> Written request
Take every line from the listing below that contains "this".

> Information provided
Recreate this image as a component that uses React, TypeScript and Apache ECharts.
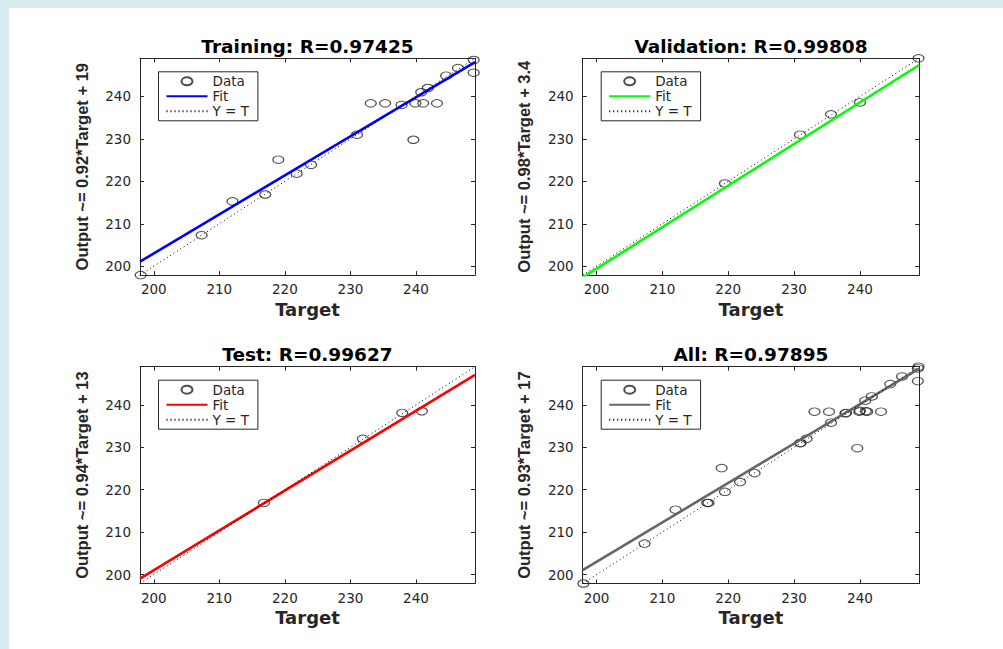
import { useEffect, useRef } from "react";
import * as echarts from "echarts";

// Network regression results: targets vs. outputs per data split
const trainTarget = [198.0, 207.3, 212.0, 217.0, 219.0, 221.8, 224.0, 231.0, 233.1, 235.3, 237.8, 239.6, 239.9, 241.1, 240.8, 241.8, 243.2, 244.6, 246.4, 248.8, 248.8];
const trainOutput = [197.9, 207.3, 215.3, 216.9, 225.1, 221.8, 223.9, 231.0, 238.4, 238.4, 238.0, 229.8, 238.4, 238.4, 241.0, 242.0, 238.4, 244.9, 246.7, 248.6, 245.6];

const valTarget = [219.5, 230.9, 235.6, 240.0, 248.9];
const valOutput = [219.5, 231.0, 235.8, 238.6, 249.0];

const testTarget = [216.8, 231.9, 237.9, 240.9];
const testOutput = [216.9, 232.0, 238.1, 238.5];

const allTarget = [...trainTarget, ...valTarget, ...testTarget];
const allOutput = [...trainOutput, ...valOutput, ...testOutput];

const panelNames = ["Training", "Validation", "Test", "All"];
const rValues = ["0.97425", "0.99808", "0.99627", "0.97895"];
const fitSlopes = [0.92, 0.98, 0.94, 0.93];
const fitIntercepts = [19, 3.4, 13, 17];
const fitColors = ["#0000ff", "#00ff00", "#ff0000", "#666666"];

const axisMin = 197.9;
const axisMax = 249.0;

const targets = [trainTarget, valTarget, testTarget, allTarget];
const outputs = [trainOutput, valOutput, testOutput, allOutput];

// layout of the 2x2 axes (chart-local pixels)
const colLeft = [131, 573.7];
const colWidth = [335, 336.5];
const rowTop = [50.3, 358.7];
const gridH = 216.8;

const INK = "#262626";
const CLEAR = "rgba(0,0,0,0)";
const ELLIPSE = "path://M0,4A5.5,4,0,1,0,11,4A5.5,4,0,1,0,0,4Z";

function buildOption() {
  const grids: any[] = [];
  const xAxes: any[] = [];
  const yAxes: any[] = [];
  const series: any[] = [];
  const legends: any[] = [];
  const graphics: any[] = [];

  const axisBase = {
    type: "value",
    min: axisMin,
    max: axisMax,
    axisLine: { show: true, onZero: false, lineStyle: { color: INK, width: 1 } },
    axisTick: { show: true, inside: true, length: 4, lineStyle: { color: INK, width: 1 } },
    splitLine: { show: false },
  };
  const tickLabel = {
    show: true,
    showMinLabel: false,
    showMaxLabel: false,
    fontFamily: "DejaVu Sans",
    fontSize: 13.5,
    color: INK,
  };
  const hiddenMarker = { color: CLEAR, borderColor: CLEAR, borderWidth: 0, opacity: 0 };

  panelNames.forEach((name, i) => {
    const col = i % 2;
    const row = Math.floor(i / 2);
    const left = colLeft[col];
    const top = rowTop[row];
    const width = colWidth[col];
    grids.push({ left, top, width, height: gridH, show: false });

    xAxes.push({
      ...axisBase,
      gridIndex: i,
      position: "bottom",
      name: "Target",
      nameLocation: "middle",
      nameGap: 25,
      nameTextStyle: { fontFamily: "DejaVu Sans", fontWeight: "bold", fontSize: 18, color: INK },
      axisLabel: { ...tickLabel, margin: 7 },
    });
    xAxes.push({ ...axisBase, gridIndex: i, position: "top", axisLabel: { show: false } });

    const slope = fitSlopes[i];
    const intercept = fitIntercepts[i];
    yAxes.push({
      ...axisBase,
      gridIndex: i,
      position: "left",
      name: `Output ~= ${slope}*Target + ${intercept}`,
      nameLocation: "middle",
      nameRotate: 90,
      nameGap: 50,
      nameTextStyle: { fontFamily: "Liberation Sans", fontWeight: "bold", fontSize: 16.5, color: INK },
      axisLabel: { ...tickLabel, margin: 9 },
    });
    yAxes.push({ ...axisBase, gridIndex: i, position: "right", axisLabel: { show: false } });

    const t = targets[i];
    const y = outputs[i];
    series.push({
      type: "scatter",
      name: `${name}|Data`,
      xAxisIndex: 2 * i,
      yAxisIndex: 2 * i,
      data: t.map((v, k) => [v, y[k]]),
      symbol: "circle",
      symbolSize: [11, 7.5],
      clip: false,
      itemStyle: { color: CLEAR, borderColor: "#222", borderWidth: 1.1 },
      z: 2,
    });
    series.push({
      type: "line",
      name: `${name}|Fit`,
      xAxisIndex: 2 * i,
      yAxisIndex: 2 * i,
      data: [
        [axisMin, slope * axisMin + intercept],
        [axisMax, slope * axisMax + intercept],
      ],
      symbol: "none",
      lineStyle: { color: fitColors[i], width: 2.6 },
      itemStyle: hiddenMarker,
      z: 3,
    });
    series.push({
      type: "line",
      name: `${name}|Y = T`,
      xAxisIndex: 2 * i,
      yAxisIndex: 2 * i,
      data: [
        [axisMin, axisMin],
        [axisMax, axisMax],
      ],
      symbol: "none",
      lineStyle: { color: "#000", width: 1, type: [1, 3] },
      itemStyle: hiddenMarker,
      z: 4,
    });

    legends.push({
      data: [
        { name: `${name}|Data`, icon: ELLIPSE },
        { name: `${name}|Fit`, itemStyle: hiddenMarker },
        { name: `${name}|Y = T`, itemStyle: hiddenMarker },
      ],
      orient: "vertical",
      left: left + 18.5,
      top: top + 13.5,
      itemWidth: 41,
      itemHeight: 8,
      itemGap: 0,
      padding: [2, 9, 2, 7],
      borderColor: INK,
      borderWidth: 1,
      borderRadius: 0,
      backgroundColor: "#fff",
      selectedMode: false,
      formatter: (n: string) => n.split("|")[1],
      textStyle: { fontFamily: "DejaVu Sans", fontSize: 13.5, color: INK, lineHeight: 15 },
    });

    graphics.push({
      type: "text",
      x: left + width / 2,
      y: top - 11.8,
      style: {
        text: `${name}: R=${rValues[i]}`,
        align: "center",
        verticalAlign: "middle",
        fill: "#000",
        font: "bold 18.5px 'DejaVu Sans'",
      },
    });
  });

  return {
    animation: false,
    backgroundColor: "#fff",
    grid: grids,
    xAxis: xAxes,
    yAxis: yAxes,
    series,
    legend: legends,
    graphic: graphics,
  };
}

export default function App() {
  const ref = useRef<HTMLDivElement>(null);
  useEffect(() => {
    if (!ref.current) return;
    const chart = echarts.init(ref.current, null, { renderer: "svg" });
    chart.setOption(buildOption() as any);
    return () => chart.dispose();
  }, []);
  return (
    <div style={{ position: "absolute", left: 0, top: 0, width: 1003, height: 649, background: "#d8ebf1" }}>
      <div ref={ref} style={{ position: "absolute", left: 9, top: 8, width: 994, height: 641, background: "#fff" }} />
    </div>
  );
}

---

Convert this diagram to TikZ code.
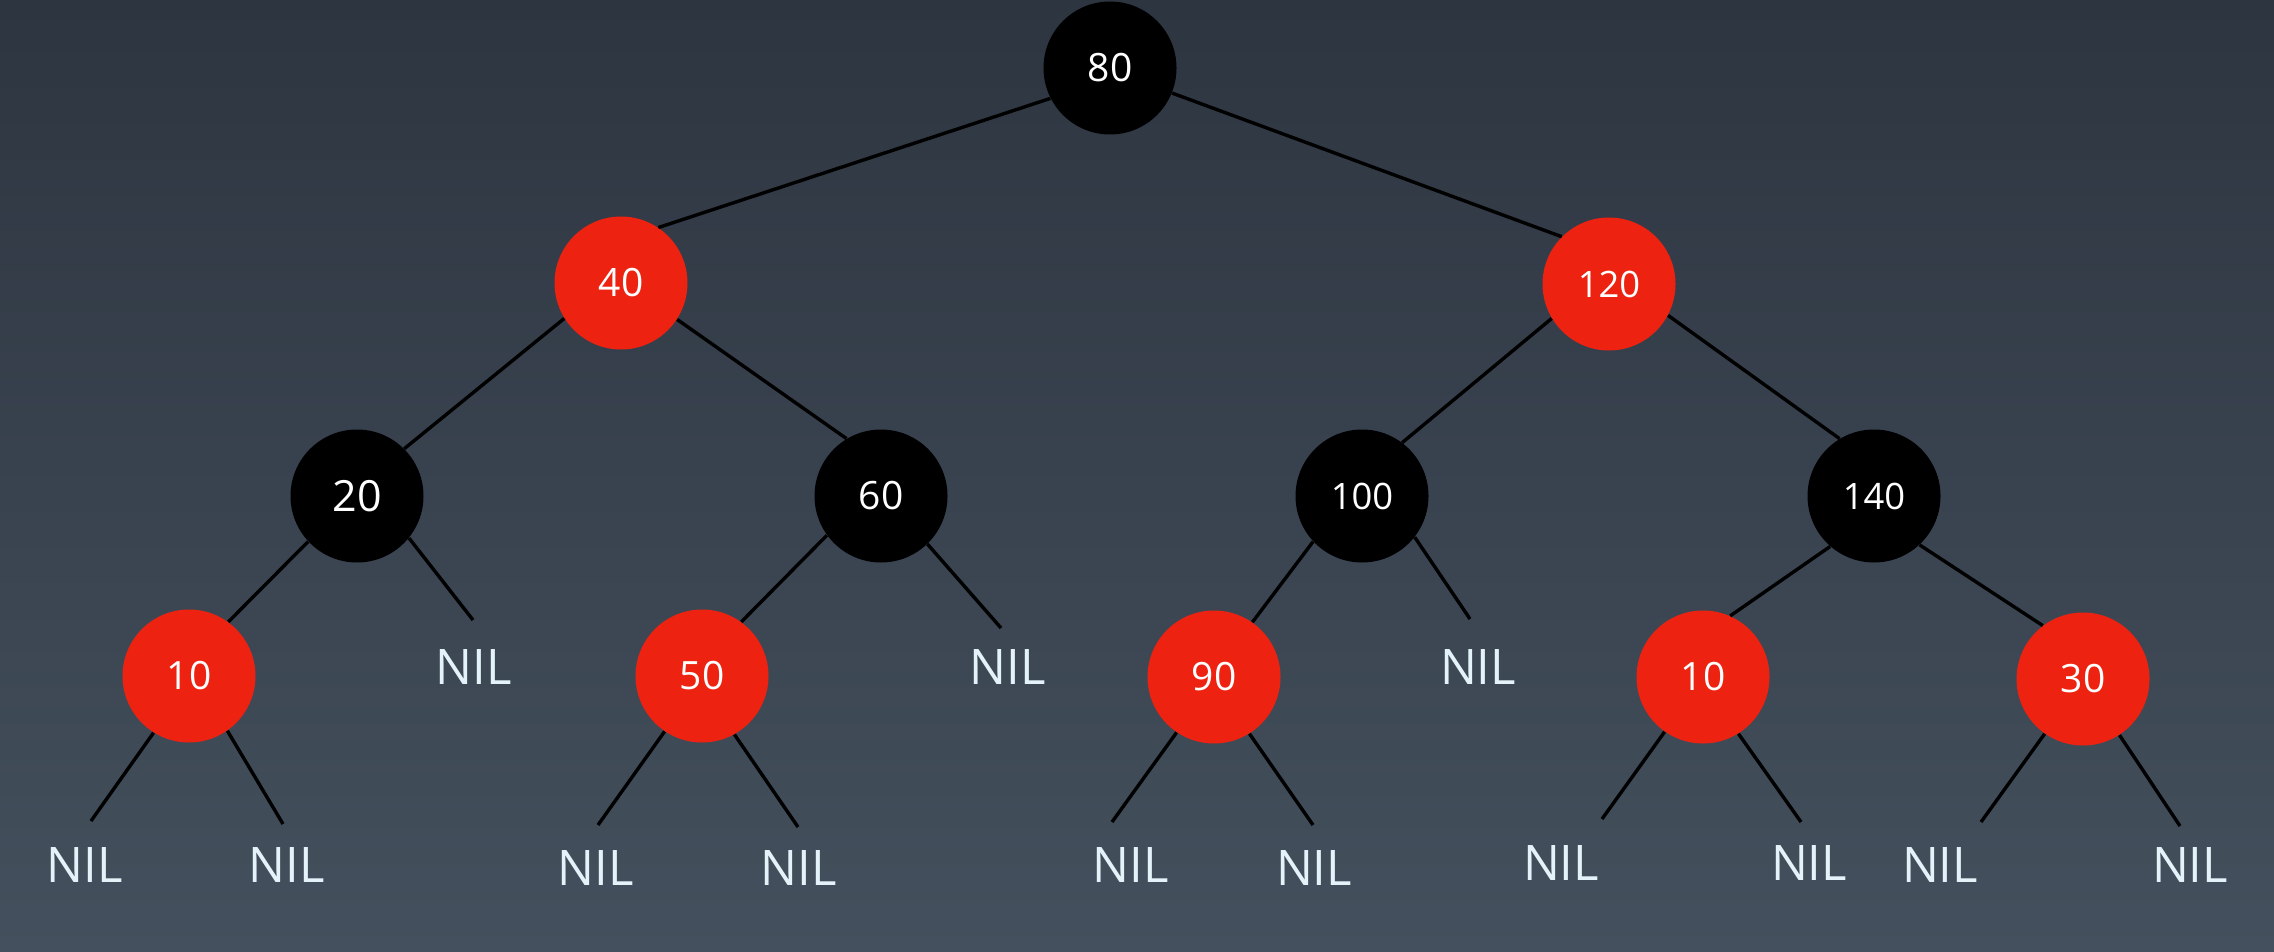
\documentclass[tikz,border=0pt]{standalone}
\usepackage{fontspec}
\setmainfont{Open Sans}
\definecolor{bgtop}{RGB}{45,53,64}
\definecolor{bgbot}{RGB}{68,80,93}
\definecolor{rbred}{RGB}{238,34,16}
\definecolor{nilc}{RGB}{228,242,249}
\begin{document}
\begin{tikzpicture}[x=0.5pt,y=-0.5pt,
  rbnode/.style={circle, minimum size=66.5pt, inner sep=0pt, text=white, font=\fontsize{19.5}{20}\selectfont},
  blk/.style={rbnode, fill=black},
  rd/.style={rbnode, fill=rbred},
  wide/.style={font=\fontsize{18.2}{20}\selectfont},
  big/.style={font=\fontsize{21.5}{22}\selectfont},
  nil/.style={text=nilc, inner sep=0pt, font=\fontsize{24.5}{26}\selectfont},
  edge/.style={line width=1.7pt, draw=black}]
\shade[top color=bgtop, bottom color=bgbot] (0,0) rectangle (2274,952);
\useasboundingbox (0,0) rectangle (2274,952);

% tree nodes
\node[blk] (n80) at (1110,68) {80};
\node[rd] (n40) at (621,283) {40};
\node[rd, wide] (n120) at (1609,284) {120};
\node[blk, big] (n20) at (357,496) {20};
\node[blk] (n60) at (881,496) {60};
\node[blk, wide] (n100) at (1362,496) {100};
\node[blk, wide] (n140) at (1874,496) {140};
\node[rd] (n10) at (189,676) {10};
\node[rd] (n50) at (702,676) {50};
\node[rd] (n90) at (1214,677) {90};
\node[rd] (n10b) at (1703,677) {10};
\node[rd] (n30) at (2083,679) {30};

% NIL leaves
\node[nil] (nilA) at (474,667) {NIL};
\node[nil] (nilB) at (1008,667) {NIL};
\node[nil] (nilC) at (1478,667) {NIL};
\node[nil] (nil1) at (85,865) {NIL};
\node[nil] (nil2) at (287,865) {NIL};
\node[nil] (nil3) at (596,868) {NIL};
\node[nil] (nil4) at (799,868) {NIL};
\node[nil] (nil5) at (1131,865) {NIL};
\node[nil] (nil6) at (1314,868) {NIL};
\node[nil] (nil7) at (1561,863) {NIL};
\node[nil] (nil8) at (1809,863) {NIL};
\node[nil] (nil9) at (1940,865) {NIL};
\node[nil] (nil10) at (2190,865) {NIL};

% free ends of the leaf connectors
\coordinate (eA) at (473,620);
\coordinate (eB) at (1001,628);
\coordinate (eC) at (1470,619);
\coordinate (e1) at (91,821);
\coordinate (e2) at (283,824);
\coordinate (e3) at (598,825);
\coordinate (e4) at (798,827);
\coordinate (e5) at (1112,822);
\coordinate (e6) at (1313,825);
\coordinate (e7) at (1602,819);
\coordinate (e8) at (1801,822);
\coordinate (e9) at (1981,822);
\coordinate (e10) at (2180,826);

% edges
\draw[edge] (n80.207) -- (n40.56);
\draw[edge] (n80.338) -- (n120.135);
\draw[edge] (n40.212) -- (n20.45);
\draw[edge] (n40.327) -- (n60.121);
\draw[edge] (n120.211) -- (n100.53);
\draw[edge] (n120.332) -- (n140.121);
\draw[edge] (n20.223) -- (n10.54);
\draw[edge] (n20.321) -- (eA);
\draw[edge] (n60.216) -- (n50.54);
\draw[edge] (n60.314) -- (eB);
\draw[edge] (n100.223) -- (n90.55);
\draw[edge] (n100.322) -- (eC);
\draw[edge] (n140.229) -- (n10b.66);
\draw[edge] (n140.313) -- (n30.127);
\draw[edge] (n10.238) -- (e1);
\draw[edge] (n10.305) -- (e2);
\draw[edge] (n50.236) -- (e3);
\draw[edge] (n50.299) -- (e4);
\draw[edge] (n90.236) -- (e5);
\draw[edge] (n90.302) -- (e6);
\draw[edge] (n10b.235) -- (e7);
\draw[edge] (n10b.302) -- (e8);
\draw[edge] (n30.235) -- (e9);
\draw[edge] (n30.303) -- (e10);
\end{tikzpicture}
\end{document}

> The result
Recreate this image as a component that uses React, TypeScript and Apache ECharts.
Convert this diagram to TikZ code.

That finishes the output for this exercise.